Monday, December 19, 2016

Rosenkavalier rising: an opera for our times too



Farewell? Renée Fleming as the Marschallin.
Photo: ROH Catherine Ashmore

When Der Rosenkavalier turns into a piece for our own times, you know two things: first, the director has a classic production in the making; secondly, we ourselves are in a lot of trouble.

Robert Carsen's staging at the Royal Opera House sets the action in the year Strauss composed the work, 1911. The empire is imploding in slow motion. Arms dealers are the moneyed arrivistes. Violence simmers under the surface, sometimes explodes. The Field Marshall's palace boasts crimson walls and giant, imperial-era paintings. Outwardly, all is elegance, beauty and shiny show, the Marschallin choosing Klimtesque gowns from a fashion parade and a troupe of "house-trained dogs" drawing oohs and ahhs (especially the bulldog and the borzois); and the silver rose is massive, not only a ton of silver but full of crystal sparkles. It's an artificial rose of the future, set against the living, delicate but doomed red ones the Marschallin cradles and sniffs. For underneath there lurks "degeneracy": a brothel-load of prostitutes in Schiele-like revelations, an Octavian who knows a lot more than he lets on, and sexual danger looming around Sophie from Ochs's troops (Sophie nevertheless startles her father and the importunate Ochs with new-found defiance). The palace reveals doors within doors within doors; every level conceals another.


Matthew Rose as Baron Ochs and Sophie Bevan as Sophie
Photo: ROH Catherine Ashmore


But this is a world on the brink. As the Marschallin delivers her reflections on the passage of time, a shudder of recognition goes through us. She is talking not only about ageing, but about the world itself, about everything that surrounds her. Yes, this is Renée Fleming's likely farewell to London's operatic stage, and yes, the Marschallin is no spring chicken, however fabulous she looks and sounds. The implications are much wider, though. At the end the place disintegrates, showing us the battlefield horrors of World War I - and soldiers aim a gun at a drunken child named Mohammed. The veracity of this imagery hits home so hard that one becomes fearful in earnest for where we are all going now. Remember, historical fiction isn't only about the past; its task is to be about today.

Fleming: glamour itself
Photo: ROH Catherine Ashmore
Big plaudits, then, to Carsen and his designers Paul Steinberg (sets) and Brigitte Reiffenstuel (costumes). The lighting is by Carsen and Peter von Praet.  Musically, too, this performance couldn't be much more memorable if it tried; even if not every singer precisely matches every listener's ideal, the quality of insight, the excellence of the singers and the chemistry between them could scarcely be bettered.

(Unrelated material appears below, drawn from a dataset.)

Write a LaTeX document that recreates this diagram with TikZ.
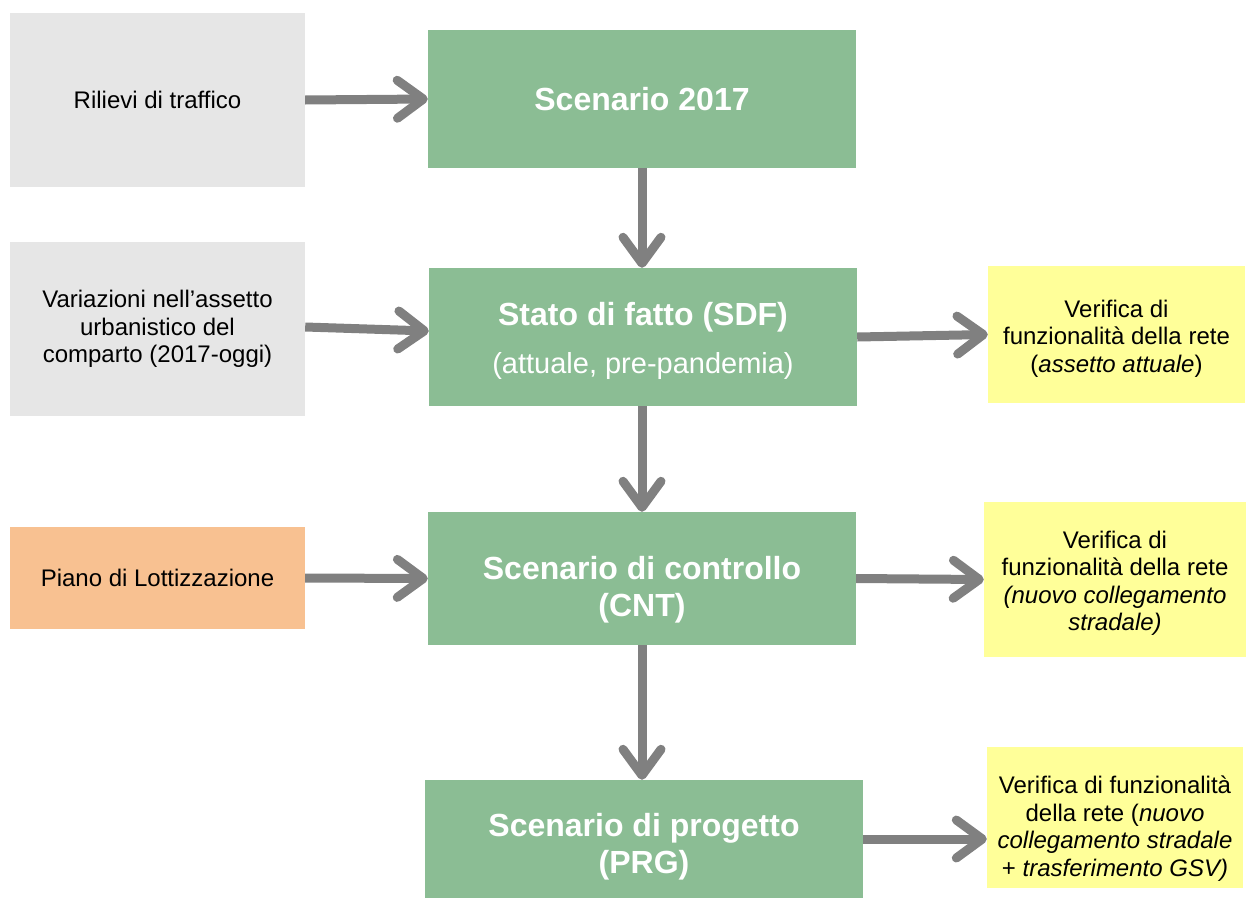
\documentclass[tikz,border=0pt]{standalone}
\usepackage{fontspec}
\setmainfont{Liberation Sans}
\usetikzlibrary{arrows.meta}
\definecolor{boxgreen}{HTML}{8BBD94}
\definecolor{boxgray}{HTML}{E6E6E6}
\definecolor{boxyellow}{HTML}{FFFF99}
\definecolor{boxorange}{HTML}{F8C191}
\definecolor{arrowgray}{HTML}{808080}
\begin{document}
\begin{tikzpicture}[x=1pt,y=-1pt,
  plate/.style={inner sep=0pt},
  inputbox/.style={plate, fill=boxgray, minimum width=295pt, minimum height=174pt},
  mainbox/.style={plate, fill=boxgreen, minimum width=428pt, minimum height=138pt},
  checkbox/.style={plate, fill=boxyellow},
  caption/.style={inner sep=0pt, align=center, font=\fontsize{24}{27.5}\selectfont},
  title/.style={inner sep=0pt, align=center, text=white,
    font=\fontsize{32}{37}\selectfont\bfseries},
  flow/.style={draw=arrowgray, line width=9pt,
    -{Straight Barb[length=26pt,width=38pt,round]}}
]
\useasboundingbox (0,0) rectangle (1246,899);

% left column: inputs
\node[inputbox] (ril) at (157.5,100) {};
\node[inputbox] (var) at (157.5,329) {};
\node[inputbox, fill=boxorange, minimum height=102pt] (pdl) at (157.5,578) {};
\node[caption] (ril-t) at (ril.center) {Rilievi di traffico};
\node[caption] (var-t) at (var.center) {Variazioni nell’assetto\\urbanistico del\\comparto (2017-oggi)};
\node[caption] (pdl-t) at (pdl.center) {Piano di Lottizzazione};

% central column: scenarios
\node[mainbox] (s17) at (642,99) {};
\node[mainbox] (sdf) at (643,337) {};
\node[mainbox, minimum height=133pt] (cnt) at (642,578.5) {};
\node[mainbox, minimum width=438pt, minimum height=118pt] (prg) at (644,839) {};
\node[title] (s17-t) at (s17.center) {Scenario 2017};
\node[title] (sdf-t) at ([yshift=-4pt]sdf.center) {Stato di fatto (SDF)\\[11pt]
  {\fontsize{29}{34}\selectfont\mdseries (attuale, pre-pandemia)}};
\node[title] (cnt-t) at ([yshift=-11pt]cnt.center) {Scenario di controllo\\(CNT)};
\node[title] (prg-t) at ([yshift=-8pt]prg.center) {Scenario di progetto\\(PRG)};

% right column: network checks
\node[checkbox, minimum width=257pt, minimum height=137pt] (v1) at (1116.5,334.5) {};
\node[checkbox, minimum width=262pt, minimum height=155pt] (v2) at (1115,579.5) {};
\node[checkbox, minimum width=256pt, minimum height=141pt] (v3) at (1115,817.5) {};
\node[caption] (v1-t) at ([yshift=-4pt]v1.center)
  {Verifica di\\funzionalità della rete\\(\textit{assetto attuale})};
\node[caption] (v2-t) at ([yshift=-4pt]v2.center)
  {Verifica di\\funzionalità della rete\\\textit{(nuovo collegamento}\\\textit{stradale)}};
\node[caption] (v3-t) at ([yshift=-11pt]v3.center)
  {Verifica di funzionalità\\della rete (\textit{nuovo}\\\textit{collegamento stradale}\\+ \textit{trasferimento GSV)}};

% connectors
\draw[flow] (ril.east) -- (s17.west);
\draw[flow] (s17.south) -- (s17.south |- sdf.north);
\draw[flow] ([yshift=2pt]var.east) -- ([yshift=6pt]sdf.west);
\draw[flow] (sdf.east) -- (v1.west);
\draw[flow] (sdf.south -| s17.south) -- (s17.south |- cnt.north);
\draw[flow] (pdl.east) -- (cnt.west);
\draw[flow] (cnt.east) -- (v2.west);
\draw[flow] (cnt.south) -- (cnt.south |- prg.north);
\draw[flow] (prg.east) -- (prg.east -| v3.west);
\end{tikzpicture}
\end{document}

Fleming's Marschallin is the incarnation of olde-worlde glamour. Her voice still has its amber-mellow beauty, if perhaps scaled down from its full glory, and her singing communicates with profundity accentuated by its directness and poise. As Octavian, Alice Coote brings oodles of character to her tone as well as her acting; this lad is awkward and stiff in army uniform, yet abrupt liberation follows in Act III when, dazzling in drag in a brothel, he/she displays a startling understanding of how to tantalise and torment the justifiably muddled Ochs - and whether Octavian has learned all this from the Marschallin or acquired it elsewhere is perhaps a moot point. Sophie Bevan as her namesake sounds warm and golden rather than cool and silver, yet her high notes at the presentation of the rose seem to reach heaven itself.

Matthew Rose's Ochs is no mere bumpkiny boor, but a powerful man out for a good time that doesn't please those around him and tramples - Trumples? - over societal norms with disruptive relish. It's almost impossible not to feel vaguely sorry for him as "Mariandel" delivers him her nasty dose of over-worldly Viennoiserie. Luxury casting for Annina and Valzacchi in the shape of Wolfgang Ablinger-Sperrhacke and Helene Schneiderman, as well as Faninal - the many-dimensional voice of Jochen Schmeckenbecher.

The greatest magic of all: Andris Nelsons, red-shirted, open-armed and open-hearted, unleashing the music and letting it fly out of the orchestra's players, hushing the levels for Fleming and allowing  the visual marvels to be cradled in a sensual richesse of sound.

It's hard to believe that this could be Fleming's farewell - but then, there's a lot that's hard to comprehend right now. She may be departing together with our golden age of opera. That's a topic for another time, but reinforces an important message: let's never forget we were lucky enough to have and hear this.

On a lighter note, a special little plaudit for a startling appearance in the onstage band of two characters that apparently reference "Geraldine" and "Josephine" from Some Like It Hot. A very endearing anachronism.

Meanwhile I may get up in the night and stop the clocks.

If you can find a ticket, go and see it.